Cuando los militares tomaron a la Universidad Nacional en el famoso año de Tlatelolco, le pidieron su opinión, y declaró con la vehemencia que la caracterizaba, su inconformismo ante la ocupación y denunció los destrozos que había realizado el ejército. Estas declaraciones fueron motivo suficiente para que el presidente de ese momento, Carlos Lleras Restrepo la expulsara del país. Era una extranjera interviniendo en los asuntos internos. Le dieron veinticuatro horas para salir, y desde ese momento la palabra exilio fue una imagen y un concepto que se incorporó a su vida.
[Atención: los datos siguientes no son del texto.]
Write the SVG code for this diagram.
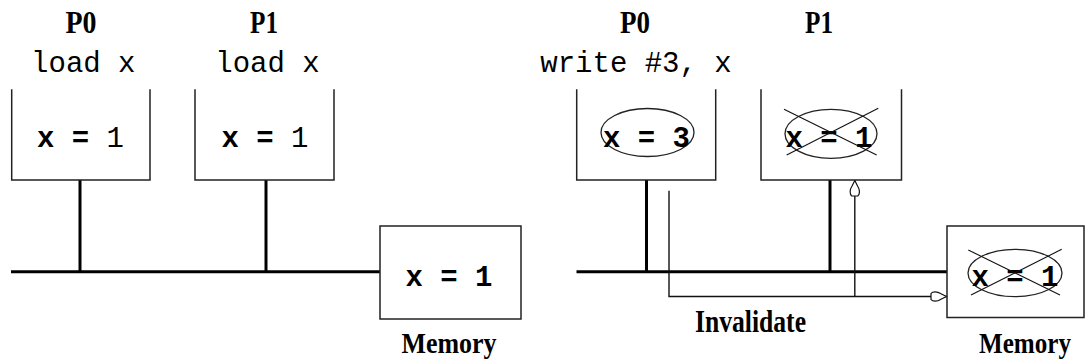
<svg xmlns="http://www.w3.org/2000/svg" width="1085" height="363" viewBox="0 0 1085 363">
  <style>
    .box { fill: none; stroke: #222; stroke-width: 1.5; }
    .bus { fill: none; stroke: #000; stroke-width: 3; }
    .thin { fill: none; stroke: #111; stroke-width: 1.4; }
    .ell { fill: none; stroke: #222; stroke-width: 1.3; }
    .cross { stroke: #111; stroke-width: 1.1; }
    .lbl { font-family: "Liberation Serif", "Times New Roman", serif; font-weight: bold; font-size: 31px; fill: #000; }
    .mem { font-family: "Liberation Serif", "Times New Roman", serif; font-weight: bold; font-size: 29px; fill: #000; }
    .mono { font-family: "Liberation Mono", "Courier New", monospace; font-size: 29px; fill: #000; }
    .val { font-family: "Liberation Mono", "Courier New", monospace; font-size: 29px; font-weight: bold; fill: #000; }
  </style>
  <defs>
    <marker id="drop" markerUnits="userSpaceOnUse" viewBox="0 0 18 11" markerWidth="18" markerHeight="11" refX="17" refY="5.5" orient="auto">
      <path d="M17,5.5 L11,2.5 C8,0.3 3,0.3 1.5,2.5 L1.5,8.5 C3,10.7 8,10.7 11,8.5 Z" fill="#fff" stroke="#111" stroke-width="1.2"/>
    </marker>
  </defs>
  <rect width="1085" height="363" fill="#fff"/>

  <g id="connectors">
    <line class="bus" x1="11" y1="271.7" x2="380" y2="271.7"/>
    <line class="bus" x1="80" y1="180" x2="80" y2="271.7"/>
    <line class="bus" x1="266" y1="180" x2="266" y2="271.7"/>
    <line class="bus" x1="576.5" y1="271.7" x2="947" y2="271.7"/>
    <line class="bus" x1="646.5" y1="180" x2="646.5" y2="271.7"/>
    <line class="bus" x1="830" y1="180" x2="830" y2="271.7"/>
    <path class="thin" d="M669,190.7 V296.5 H946.5" marker-end="url(#drop)"/>
    <path class="thin" d="M854.8,296.5 V180.5" marker-end="url(#drop)"/>
  </g>

  <g id="left-p0">
    <text class="lbl" x="81" y="33.3" text-anchor="middle" textLength="31" lengthAdjust="spacingAndGlyphs">P0</text>
    <text class="mono" x="83.3" y="71.5" text-anchor="middle">load x</text>
    <path class="box" d="M11.7,89.3 V180 H150 V89.3"/>
    <text class="val" x="80.5" y="146.7" text-anchor="middle">x = <tspan font-weight="normal">1</tspan></text>
  </g>

  <g id="left-p1">
    <text class="lbl" x="264" y="33.3" text-anchor="middle" textLength="28" lengthAdjust="spacingAndGlyphs">P1</text>
    <text class="mono" x="267.5" y="71.5" text-anchor="middle">load x</text>
    <path class="box" d="M195,89.3 V180 H334 V89.3"/>
    <text class="val" x="265" y="146.7" text-anchor="middle">x = <tspan font-weight="normal">1</tspan></text>
  </g>

  <g id="left-memory">
    <rect class="box" x="380" y="226" width="141" height="93"/>
    <text class="val" x="449" y="286" text-anchor="middle">x = 1</text>
    <text class="mem" x="449" y="353" text-anchor="middle" textLength="95" lengthAdjust="spacingAndGlyphs">Memory</text>
  </g>

  <g id="right-p0">
    <text class="lbl" x="635" y="33.3" text-anchor="middle" textLength="30" lengthAdjust="spacingAndGlyphs">P0</text>
    <text class="mono" x="636" y="71.5" text-anchor="middle">write #3, x</text>
    <path class="box" d="M576.7,89.3 V180 H715.7 V89.3"/>
    <ellipse class="ell" cx="647.5" cy="132.5" rx="46.5" ry="24"/>
    <text class="val" x="646.5" y="146.7" text-anchor="middle">x = 3</text>
  </g>

  <g id="right-p1">
    <text class="lbl" x="819" y="33.3" text-anchor="middle" textLength="28" lengthAdjust="spacingAndGlyphs">P1</text>
    <path class="box" d="M761,89.3 V180 H901.5 V89.3"/>
    <ellipse class="ell" cx="831" cy="133.8" rx="46" ry="24.5"/>
    <text class="val" x="829" y="146.7" text-anchor="middle">x = 1</text>
    <line class="cross" x1="784" y1="109.3" x2="876.7" y2="155"/>
    <line class="cross" x1="786.7" y1="155" x2="878.3" y2="108.3"/>
  </g>

  <g id="right-memory">
    <rect class="box" x="947" y="226" width="137" height="91.5"/>
    <ellipse class="ell" cx="1015" cy="273" rx="47" ry="23.7"/>
    <text class="val" x="1015" y="286" text-anchor="middle">x = 1</text>
    <line class="cross" x1="968.3" y1="250" x2="1060" y2="295"/>
    <line class="cross" x1="971" y1="295" x2="1061.7" y2="249.3"/>
    <text class="mem" x="1025" y="353" text-anchor="middle" textLength="92" lengthAdjust="spacingAndGlyphs">Memory</text>
  </g>

  <g id="invalidate-label">
    <text class="lbl" x="750.5" y="332.3" text-anchor="middle" textLength="111" lengthAdjust="spacingAndGlyphs">Invalidate</text>
  </g>
</svg>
Como pedagogía e impulsora de la cultura, le explicó al público colombiano en general un destino más amplio. Demostró y formó una nueva generación de artistas y los llamó “al salto al vacío”. Cerró y abrió caminos, explicó nuevas propuestas, dignificó la ironía de los marginales, subrayó la importancia de los coleccionistas de arte moderno latinoamericano. Marta Traba tenía un acertado y severo ojo crítico y hoy, la historia le da la razón. Desde la década de los sesenta fue abriendo los caminos del “boom”. Demostró cómo Alejandro Obregón comenzó la historia de la abstracción, explicó la deformación de Fernando Botero, la dimensión de artistas extranjeros como Leopoldo Richter y Wiedemann en el mundo contemporáneo colombiano; resumió la geometría de Eduardo Ramírez y Edgar Negret, se comprometió con la anarquía de Feliza Bursztyn o el dramatismo de Antonio Roda. En la década de los setenta resumió el mundo del arte Pop y el arte Conceptual. En cada época tenía una generación de titanes que asumían la modernidad como lo que son: testigos de su propia historia.
Falta mucha historia pero siguió siempre igual hasta su muerte en un accidente de avión de Avianca en Madrid donde murió junto a su esposo.